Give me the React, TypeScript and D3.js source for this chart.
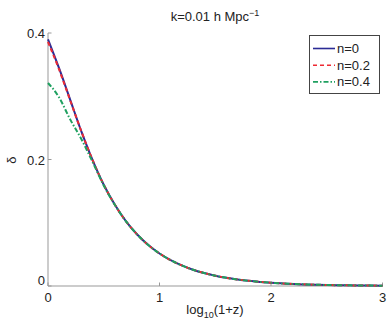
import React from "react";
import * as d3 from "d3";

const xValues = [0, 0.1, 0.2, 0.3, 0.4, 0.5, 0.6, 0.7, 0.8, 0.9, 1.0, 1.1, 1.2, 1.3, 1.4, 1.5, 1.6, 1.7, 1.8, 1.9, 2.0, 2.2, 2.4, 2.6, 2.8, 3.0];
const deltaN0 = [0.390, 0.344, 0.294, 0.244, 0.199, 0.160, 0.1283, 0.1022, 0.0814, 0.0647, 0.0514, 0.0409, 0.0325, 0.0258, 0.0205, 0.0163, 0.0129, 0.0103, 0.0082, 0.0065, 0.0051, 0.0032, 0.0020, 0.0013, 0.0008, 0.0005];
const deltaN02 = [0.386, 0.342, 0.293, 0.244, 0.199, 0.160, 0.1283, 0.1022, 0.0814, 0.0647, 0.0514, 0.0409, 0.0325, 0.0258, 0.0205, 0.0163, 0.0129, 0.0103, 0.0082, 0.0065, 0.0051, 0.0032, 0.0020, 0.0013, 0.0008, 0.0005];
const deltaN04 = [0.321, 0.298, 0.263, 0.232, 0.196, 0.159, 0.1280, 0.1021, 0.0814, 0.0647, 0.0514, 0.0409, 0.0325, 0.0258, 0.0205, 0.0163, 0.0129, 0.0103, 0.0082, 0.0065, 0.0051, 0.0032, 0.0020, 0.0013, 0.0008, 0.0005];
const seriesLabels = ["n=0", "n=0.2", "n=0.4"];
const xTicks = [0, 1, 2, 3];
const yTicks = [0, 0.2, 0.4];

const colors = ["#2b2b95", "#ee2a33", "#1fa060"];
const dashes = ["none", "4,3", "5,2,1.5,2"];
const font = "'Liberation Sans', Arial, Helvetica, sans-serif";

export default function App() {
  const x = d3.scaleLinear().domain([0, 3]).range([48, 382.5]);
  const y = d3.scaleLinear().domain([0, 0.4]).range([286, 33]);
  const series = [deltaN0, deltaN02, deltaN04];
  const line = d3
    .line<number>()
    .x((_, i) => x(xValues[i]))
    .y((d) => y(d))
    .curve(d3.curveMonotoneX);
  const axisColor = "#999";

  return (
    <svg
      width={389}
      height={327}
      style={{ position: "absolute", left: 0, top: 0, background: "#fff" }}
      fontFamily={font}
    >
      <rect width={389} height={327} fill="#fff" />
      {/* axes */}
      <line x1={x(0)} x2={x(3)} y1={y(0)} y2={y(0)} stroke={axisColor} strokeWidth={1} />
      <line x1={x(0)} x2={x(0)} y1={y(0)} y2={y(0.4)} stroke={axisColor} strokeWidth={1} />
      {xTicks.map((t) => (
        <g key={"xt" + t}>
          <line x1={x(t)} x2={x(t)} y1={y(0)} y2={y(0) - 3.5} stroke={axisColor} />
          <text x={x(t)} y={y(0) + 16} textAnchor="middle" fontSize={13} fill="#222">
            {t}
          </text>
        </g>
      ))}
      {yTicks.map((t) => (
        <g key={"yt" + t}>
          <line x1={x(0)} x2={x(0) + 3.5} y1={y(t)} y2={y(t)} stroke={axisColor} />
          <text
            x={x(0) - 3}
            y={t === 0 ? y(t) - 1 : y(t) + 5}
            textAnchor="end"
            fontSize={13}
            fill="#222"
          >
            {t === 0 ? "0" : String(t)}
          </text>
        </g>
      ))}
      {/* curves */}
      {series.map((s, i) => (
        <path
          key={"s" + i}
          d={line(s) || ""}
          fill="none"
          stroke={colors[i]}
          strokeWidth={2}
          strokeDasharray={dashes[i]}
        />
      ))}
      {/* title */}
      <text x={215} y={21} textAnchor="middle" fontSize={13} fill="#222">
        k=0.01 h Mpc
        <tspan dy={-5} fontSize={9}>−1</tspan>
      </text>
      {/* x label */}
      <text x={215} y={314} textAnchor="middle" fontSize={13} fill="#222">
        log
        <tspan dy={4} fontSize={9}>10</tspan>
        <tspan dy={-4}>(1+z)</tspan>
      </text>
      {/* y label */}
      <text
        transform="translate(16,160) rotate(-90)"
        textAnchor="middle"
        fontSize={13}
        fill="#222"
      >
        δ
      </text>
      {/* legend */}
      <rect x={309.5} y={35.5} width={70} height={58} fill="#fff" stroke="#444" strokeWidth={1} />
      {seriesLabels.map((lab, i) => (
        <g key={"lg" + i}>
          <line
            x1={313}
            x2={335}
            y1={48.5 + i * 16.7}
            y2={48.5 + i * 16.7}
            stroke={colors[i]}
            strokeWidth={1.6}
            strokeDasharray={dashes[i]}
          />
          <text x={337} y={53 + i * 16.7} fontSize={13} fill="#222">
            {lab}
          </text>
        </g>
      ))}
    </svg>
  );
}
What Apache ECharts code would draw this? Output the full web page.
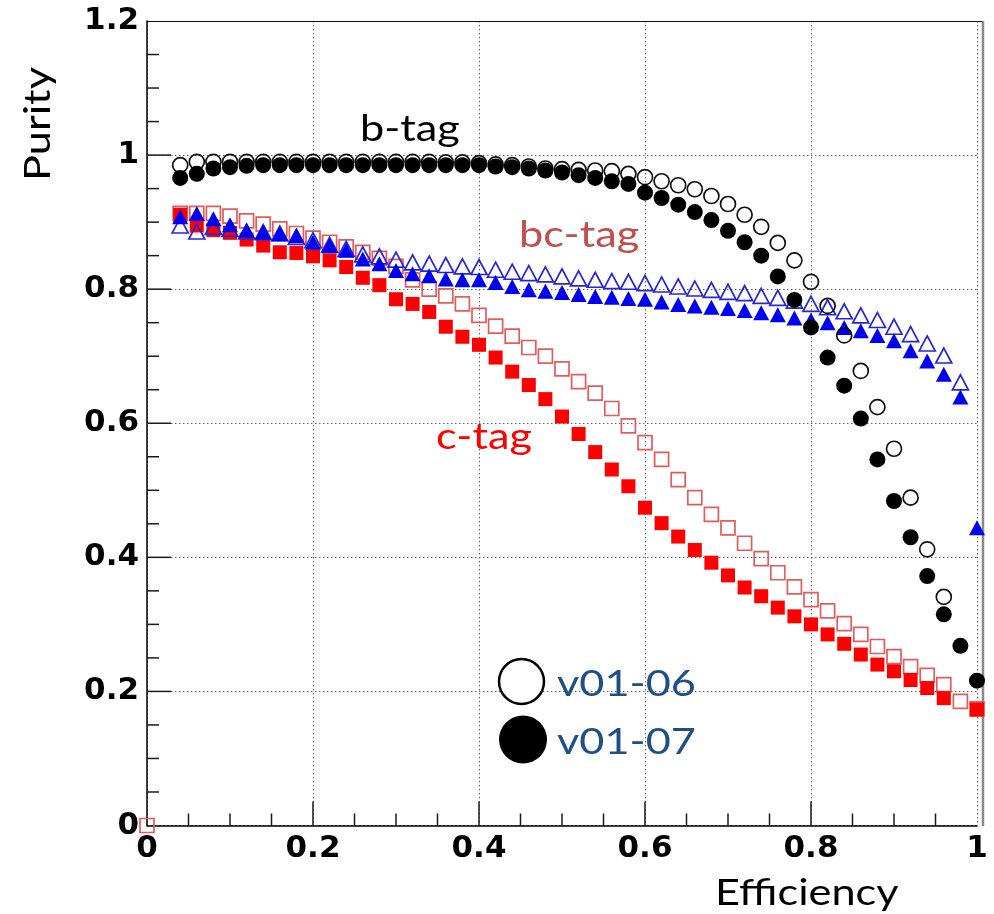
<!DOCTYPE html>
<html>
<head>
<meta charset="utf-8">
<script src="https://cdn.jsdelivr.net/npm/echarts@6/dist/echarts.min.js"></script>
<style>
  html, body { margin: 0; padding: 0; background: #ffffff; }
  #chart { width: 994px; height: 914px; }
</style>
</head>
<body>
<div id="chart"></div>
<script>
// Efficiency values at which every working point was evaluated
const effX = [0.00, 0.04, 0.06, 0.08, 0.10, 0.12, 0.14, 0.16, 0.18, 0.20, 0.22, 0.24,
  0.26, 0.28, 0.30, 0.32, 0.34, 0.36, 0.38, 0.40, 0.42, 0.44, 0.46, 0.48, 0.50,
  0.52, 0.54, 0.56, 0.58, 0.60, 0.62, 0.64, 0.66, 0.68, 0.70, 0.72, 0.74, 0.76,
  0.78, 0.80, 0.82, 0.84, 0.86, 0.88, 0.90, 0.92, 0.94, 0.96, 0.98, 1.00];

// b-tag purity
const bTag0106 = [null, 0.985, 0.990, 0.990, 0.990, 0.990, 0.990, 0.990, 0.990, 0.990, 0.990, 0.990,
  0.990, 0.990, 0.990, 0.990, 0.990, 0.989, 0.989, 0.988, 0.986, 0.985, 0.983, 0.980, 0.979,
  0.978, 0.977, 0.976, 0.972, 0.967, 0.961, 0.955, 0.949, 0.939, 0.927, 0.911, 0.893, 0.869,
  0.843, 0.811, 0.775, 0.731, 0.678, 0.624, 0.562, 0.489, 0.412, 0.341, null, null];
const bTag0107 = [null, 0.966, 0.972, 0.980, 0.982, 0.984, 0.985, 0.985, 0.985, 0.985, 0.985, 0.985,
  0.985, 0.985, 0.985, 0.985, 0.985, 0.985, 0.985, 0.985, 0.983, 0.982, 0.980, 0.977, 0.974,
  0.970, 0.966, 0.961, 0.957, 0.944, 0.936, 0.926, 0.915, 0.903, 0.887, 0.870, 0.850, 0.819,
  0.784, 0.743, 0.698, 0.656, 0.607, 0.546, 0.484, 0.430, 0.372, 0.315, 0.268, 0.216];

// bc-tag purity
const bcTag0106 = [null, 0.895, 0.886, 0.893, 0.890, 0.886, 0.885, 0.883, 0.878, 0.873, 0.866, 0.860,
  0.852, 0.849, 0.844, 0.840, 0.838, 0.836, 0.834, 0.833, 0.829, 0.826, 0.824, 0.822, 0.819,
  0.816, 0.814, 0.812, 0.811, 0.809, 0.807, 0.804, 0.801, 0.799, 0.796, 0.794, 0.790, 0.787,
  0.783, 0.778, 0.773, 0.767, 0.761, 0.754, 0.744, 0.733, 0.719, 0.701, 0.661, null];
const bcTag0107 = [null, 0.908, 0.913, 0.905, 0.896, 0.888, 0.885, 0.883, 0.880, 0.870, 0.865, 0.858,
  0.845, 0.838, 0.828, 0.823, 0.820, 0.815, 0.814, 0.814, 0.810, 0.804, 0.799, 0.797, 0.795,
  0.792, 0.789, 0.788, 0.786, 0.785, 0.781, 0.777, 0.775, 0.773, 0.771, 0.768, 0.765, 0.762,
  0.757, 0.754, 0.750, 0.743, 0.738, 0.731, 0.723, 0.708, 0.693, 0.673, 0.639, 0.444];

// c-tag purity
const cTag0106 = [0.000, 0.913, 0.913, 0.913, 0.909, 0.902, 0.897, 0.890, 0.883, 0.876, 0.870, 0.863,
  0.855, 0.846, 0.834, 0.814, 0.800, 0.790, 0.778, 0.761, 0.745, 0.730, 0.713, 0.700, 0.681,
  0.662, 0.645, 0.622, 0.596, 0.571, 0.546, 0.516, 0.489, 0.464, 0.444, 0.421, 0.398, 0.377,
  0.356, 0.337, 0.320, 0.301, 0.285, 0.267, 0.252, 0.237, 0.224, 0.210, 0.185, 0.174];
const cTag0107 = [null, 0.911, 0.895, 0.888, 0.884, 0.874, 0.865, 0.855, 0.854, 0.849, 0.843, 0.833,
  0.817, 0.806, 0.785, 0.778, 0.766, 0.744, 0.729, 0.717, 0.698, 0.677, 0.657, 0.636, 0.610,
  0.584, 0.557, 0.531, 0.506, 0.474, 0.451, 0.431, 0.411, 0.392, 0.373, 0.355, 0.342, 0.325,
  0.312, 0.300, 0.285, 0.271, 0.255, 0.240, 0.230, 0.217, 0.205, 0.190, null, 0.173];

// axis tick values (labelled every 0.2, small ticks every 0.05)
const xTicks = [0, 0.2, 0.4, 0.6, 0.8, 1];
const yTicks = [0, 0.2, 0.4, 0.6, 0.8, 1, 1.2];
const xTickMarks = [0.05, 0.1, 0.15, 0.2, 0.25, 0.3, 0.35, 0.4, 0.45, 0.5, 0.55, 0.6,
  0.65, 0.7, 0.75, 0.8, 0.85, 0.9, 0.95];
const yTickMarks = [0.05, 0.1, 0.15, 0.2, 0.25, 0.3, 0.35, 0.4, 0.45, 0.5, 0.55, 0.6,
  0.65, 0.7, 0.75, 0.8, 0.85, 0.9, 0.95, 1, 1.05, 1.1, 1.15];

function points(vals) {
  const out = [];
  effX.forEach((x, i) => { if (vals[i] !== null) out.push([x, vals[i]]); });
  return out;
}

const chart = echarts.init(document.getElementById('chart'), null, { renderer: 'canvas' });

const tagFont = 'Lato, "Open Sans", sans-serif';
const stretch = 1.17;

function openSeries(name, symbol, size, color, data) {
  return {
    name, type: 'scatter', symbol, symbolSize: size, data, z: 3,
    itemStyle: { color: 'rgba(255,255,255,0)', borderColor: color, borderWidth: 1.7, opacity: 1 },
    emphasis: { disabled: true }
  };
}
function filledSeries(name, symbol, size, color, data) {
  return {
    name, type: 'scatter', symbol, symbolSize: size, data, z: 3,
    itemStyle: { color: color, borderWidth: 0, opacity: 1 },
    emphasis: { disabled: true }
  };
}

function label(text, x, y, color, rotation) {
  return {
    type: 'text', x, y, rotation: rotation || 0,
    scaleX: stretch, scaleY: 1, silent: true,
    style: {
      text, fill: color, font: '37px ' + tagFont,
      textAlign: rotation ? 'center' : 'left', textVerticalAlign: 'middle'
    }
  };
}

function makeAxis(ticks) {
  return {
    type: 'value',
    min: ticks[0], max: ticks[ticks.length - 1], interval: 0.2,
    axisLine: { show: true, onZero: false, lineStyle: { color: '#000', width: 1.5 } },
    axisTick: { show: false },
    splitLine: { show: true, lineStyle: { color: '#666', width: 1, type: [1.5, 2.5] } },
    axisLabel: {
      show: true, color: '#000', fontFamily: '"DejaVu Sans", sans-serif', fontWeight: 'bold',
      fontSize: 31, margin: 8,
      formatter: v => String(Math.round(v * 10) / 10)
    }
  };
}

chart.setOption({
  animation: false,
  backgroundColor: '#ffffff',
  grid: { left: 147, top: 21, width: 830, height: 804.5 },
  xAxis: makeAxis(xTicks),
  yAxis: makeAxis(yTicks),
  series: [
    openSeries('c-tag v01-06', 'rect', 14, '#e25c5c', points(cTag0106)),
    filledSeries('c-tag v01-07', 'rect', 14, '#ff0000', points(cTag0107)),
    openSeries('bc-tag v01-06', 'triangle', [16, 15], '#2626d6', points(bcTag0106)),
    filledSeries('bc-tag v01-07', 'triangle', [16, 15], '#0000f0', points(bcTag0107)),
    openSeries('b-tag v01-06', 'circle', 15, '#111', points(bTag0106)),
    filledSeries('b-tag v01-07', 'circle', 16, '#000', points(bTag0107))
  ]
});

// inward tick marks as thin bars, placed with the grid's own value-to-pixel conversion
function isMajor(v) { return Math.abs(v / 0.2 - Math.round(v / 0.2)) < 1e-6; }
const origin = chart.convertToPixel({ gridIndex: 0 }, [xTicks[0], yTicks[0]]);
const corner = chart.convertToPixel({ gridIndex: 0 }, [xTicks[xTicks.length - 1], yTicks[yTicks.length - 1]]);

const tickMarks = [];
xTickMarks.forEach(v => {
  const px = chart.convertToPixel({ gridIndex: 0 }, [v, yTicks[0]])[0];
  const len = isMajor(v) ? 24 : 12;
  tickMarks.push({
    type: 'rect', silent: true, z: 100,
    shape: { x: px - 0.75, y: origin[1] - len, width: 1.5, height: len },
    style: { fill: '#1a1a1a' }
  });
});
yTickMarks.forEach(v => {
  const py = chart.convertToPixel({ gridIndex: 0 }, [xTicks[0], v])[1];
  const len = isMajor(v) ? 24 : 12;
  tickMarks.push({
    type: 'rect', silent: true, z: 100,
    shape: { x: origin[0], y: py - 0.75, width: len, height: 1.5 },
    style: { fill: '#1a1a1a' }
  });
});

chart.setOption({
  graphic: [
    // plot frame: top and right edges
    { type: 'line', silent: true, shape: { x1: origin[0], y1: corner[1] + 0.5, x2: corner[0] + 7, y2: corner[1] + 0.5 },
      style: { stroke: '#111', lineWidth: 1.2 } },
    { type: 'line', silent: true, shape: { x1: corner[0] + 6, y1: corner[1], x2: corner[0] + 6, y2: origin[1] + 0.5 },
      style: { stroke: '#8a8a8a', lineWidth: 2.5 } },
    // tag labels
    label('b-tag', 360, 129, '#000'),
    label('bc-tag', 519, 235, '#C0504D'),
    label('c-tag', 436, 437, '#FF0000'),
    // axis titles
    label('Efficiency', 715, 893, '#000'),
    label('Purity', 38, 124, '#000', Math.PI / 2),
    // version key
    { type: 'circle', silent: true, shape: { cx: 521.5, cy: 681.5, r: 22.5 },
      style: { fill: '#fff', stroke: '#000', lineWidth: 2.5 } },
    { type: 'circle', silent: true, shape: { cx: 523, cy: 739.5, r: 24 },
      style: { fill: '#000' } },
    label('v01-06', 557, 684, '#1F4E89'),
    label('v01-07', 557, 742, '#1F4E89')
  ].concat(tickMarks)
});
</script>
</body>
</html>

• **YOUR TASK**
Drop the images and output only the lines from the one that contains "What Apache ECharts" to the one that contains "0.96, 0.98, 1.00];", both included.

• **COMPLETE ANSWER**
What Apache ECharts code would draw this? Output the full web page.
<!DOCTYPE html>
<html>
<head>
<meta charset="utf-8">
<script src="https://cdn.jsdelivr.net/npm/echarts@6/dist/echarts.min.js"></script>
<style>
  html, body { margin: 0; padding: 0; background: #ffffff; }
  #chart { width: 994px; height: 914px; }
</style>
</head>
<body>
<div id="chart"></div>
<script>
// Efficiency values at which every working point was evaluated
const effX = [0.00, 0.04, 0.06, 0.08, 0.10, 0.12, 0.14, 0.16, 0.18, 0.20, 0.22, 0.24,
  0.26, 0.28, 0.30, 0.32, 0.34, 0.36, 0.38, 0.40, 0.42, 0.44, 0.46, 0.48, 0.50,
  0.52, 0.54, 0.56, 0.58, 0.60, 0.62, 0.64, 0.66, 0.68, 0.70, 0.72, 0.74, 0.76,
  0.78, 0.80, 0.82, 0.84, 0.86, 0.88, 0.90, 0.92, 0.94, 0.96, 0.98, 1.00];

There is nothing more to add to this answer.